# Soligor lens quality?



## Rainman (May 20, 2004)

I have been browsing around for an inexpensive 400 mm lens to play around with and wound up picking up an old Minolta SRT 101 body, 55 mm lens, AND Soligor 400 mm lens, all in excellent condition, for a price I would have been willing to pay for either the body or the 400 mm lens alone.  I wasn't really in need of another SRT body, but what the heck?  Is Soligor considered pretty decent quality?  I haven't been doing much 35mm photography for quite a few years, but I seem to recall Soligor having a pretty good rep.
Thanks,
Raymond


----------



## terri (May 20, 2004)

Hi Rainman, welcome to the forum!   

Your thread here will be moved, just so you'll know when you look for it later.    Your lens subject is considered "on topic" and a moderator will snatch it away from "general off topic".


----------



## Rainman (May 20, 2004)

My bad.  I meant to post it in General Photography and Camera.  Guess I saw "General" and clicked without realizing it was the wrong forum.


----------



## drlynn (May 21, 2004)

I'd say take it out for a test run.  Try to find some situations where you can test edge sharpness,  how it handles straight lines (ie pincushion, etc).

When it all boils down, what matters is how it performs.  I've known people to get cheapo lenses that rocked, and I've known people to plunk down serious cash for brand-name crap.

In general, though, best I recall Soligor had a pretty good rep.  I haven't heard anything from them in a while, tho.


----------



## Rainman (May 21, 2004)

Thanks for the note drlynn.  I plan to wring it out a bit as soon as I get it.  I look at it as a test run, anyway.  If I find that I use it enough, I will invest in a better lens if necessary.


----------



## drlynn (May 21, 2004)

One of my favorite lenses is an Elicar 135mm f/2.8 I got for $25 from eBay.  It takes great portraits, good sharpness on the subject, good, shallow dof for blurring backgrounds.

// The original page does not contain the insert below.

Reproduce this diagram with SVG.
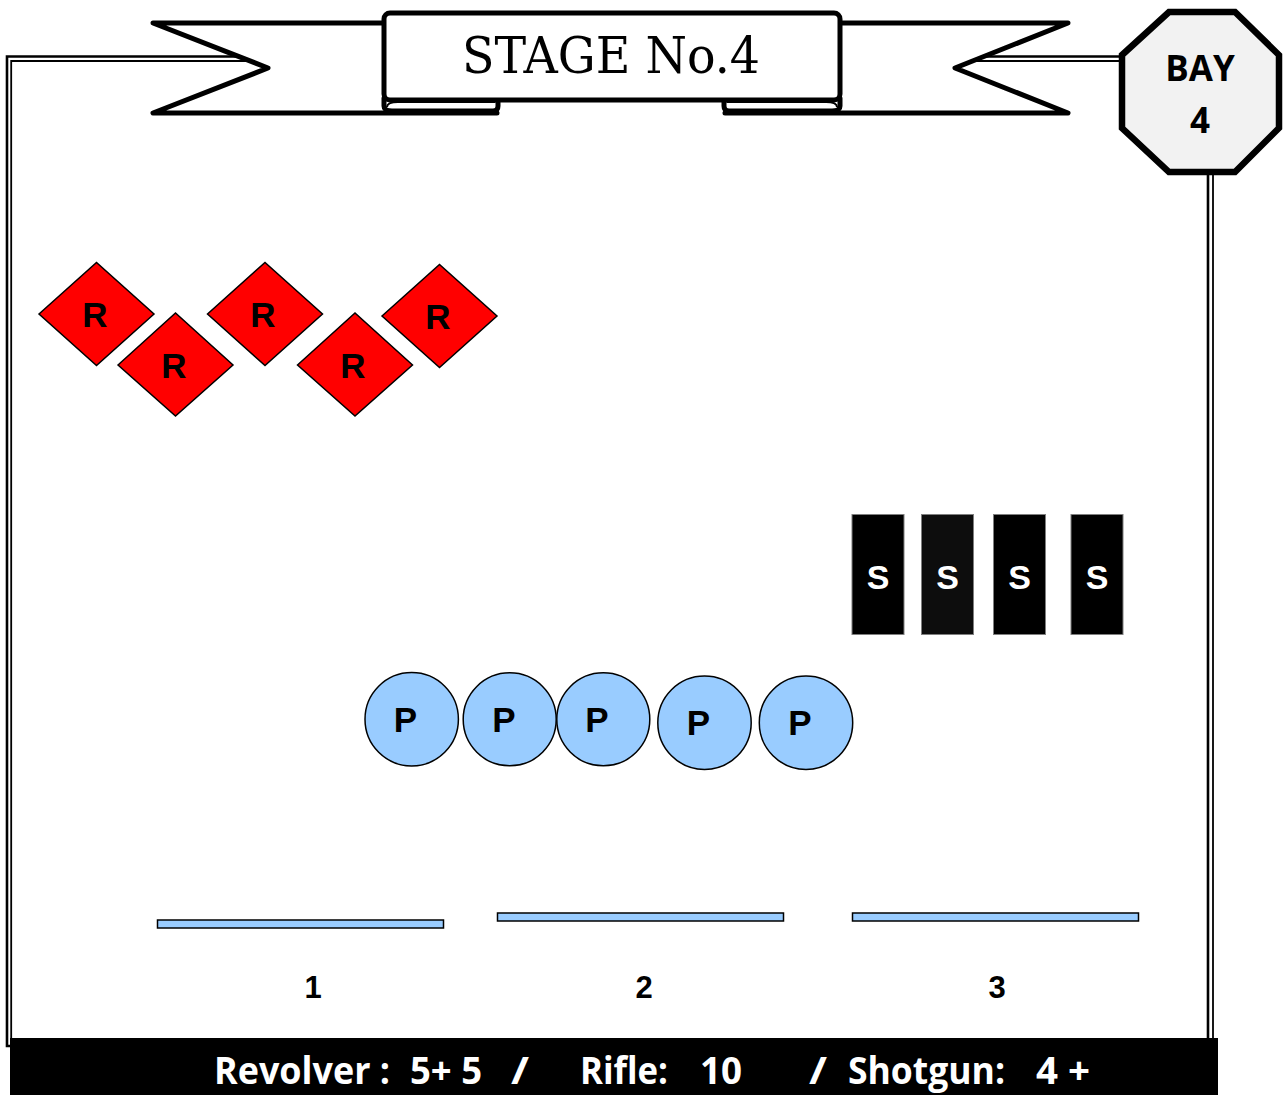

I had never heard of Elicar, but I figured I couldn't go wrong for the price.  Unfortunately, my eyesight kinda hinders my ability to manually focus, so I'm gonna eventually have to give up my manual camera.


----------



## Rainman (May 21, 2004)

I'm getting to that point, too; been wearing reading glasses for several years.  I think I am going to look into some basic diopters.


----------